1. A turbocharger having a compressor impeller (14) and a turbine wheel connected by a rotating shaft (18), the compressor impeller (14) comprising a plurality of blades (20), at least one blade (20) having a vortex generator (40) on the suction side (30) of the blade (20).

2. The turbocharger of claim 1 wherein surge margin is improved by reducing airflow separation from the blade (20) of the compressor impeller (14).

3. The turbocharger of claim 1 wherein the vortex generator (40) extend upright from the suction side (30) in a v-shape.

4. The turbocharger of claim 1 wherein the plurality of blades (20) include full length blades (22) each with suction side (32) and partial blades (24) each with suction side (34).

5. The turbocharger of claim 4 wherein the vortex generator (40) includes a series of intermittent raised elements (44 and 46) on each suction side (32, 34) that inhibit boundary layer separation.
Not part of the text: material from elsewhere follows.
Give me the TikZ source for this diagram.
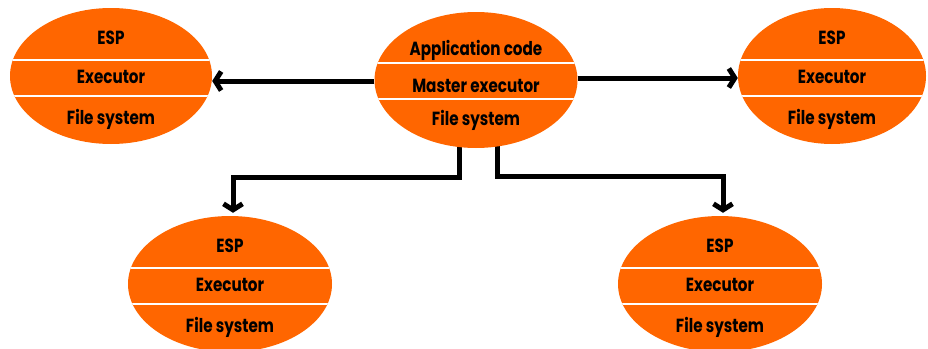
\documentclass[tikz,border=0pt]{standalone}
\usepackage{fontspec}
\setmainfont{Poppins}[FakeStretch=0.8]
\usetikzlibrary{shapes.geometric,arrows.meta}
\definecolor{disk}{RGB}{255,102,0}
\pgfdeclarelayer{bg}
\pgfsetlayers{bg,main}
\tikzset{
  x=1pt, y=-1pt,
  % orange ellipse split into three bands by two white rules
  store/.style 2 args={ellipse, fill=disk, inner sep=0pt,
    minimum height=136pt,
    path picture={
      \draw[white, line width=2pt]
        ([yshift=#1]path picture bounding box.west) -- ([yshift=#1]path picture bounding box.east)
        ([yshift=#2]path picture bounding box.west) -- ([yshift=#2]path picture bounding box.east);
    }},
  lbl/.style={font=\bfseries\fontsize{19}{21}\selectfont, inner sep=0pt,
    text height=13pt, text depth=3pt},
  link/.style={line width=5pt, -{Straight Barb[length=6pt,width=19pt]}}
}
% worker node: name, x, y, width
\newcommand\espnode[4]{%
  \node[store={16pt}{-20pt}, minimum width=#4] (#1) at (#2,#3) {};
  \node[lbl] (#1-a) at ([yshift=37pt]#1.center) {ESP};
  \node[lbl] (#1-b) at ([yshift=-2pt]#1.center) {Executor};
  \node[lbl] (#1-c) at ([yshift=-43pt]#1.center) {File system};
}
\begin{document}
\begin{tikzpicture}
\useasboundingbox (0,0) rectangle (928,348);

% master node
\node[store={17pt}{-19pt}, minimum width=203pt] (m) at (476,80) {};
\node[lbl] (m-a) at ([yshift=30pt]m.center) {Application code};
\node[lbl] (m-b) at ([yshift=-7pt]m.center) {Master executor};
\node[lbl] (m-c) at ([yshift=-40pt]m.center) {File system};

% worker nodes
\espnode{wl}{111}{76}{202pt}
\espnode{wr}{832}{76}{188pt}
\espnode{bl}{230}{284}{204pt}
\espnode{br}{720}{284}{204pt}

% connectors
\draw[link] ([yshift=-1pt]m.west) -- ([yshift=-1pt]m.west -| wl.east);
\draw[link] ([yshift=2pt]m.east) -- ([yshift=2pt]m.east -| wr.west);
\coordinate (pl) at ([xshift=-17pt]m.center);
\coordinate (pr) at ([xshift=21pt]m.center);
\coordinate (kl) at (0,177);
\coordinate (kr) at (0,176);
\begin{pgfonlayer}{bg}
  \draw[link] (pl) -- (pl |- kl) -| ([xshift=3pt,yshift=3pt]bl.north);
  \draw[link] (pr) -- (pr |- kr) -| ([xshift=3pt,yshift=3pt]br.north);
\end{pgfonlayer}
\end{tikzpicture}
\end{document}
6. The turbocharger of claim 5 wherein the raised elements (44 and 46) are toward a tail of the full length blades (22) and on a center portion of the partial blades (24).

7. The turbocharger of claim 1 wherein the vortex generator (40) has rounded edges.
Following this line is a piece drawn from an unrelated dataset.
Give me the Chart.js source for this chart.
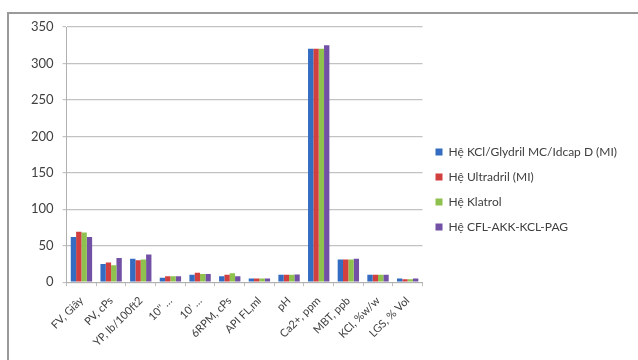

8. The turbocharger of claim 1 wherein the vortex generator (40) is in a chevron shaped arrangement with two raised elements (44 and 46).

9. A turbocharger having a compressor impeller (14) and a turbine wheel connected by a rotating shaft (18), the compressor impeller (14) comprising a plurality of curved blades

(20), each having a vortex generator (40) extending from the suction side (30) of the curved blade (20) at a place just before where separation would otherwise occur without the vortex generator (40), the vortex generator (40) includes a series of intermittent raised elements (44 and 46).

10. The turbocharger of claim 9 wherein the plurality of blades (20) include full length blades (22) each with suction side (32) and partial blades (24) each with suction side (34) wherein the raised elements (44 and 46) are on each suction side (32) toward a tail of the full length blades (22) and on each suction side (34) at a center portion of the partial blades (24).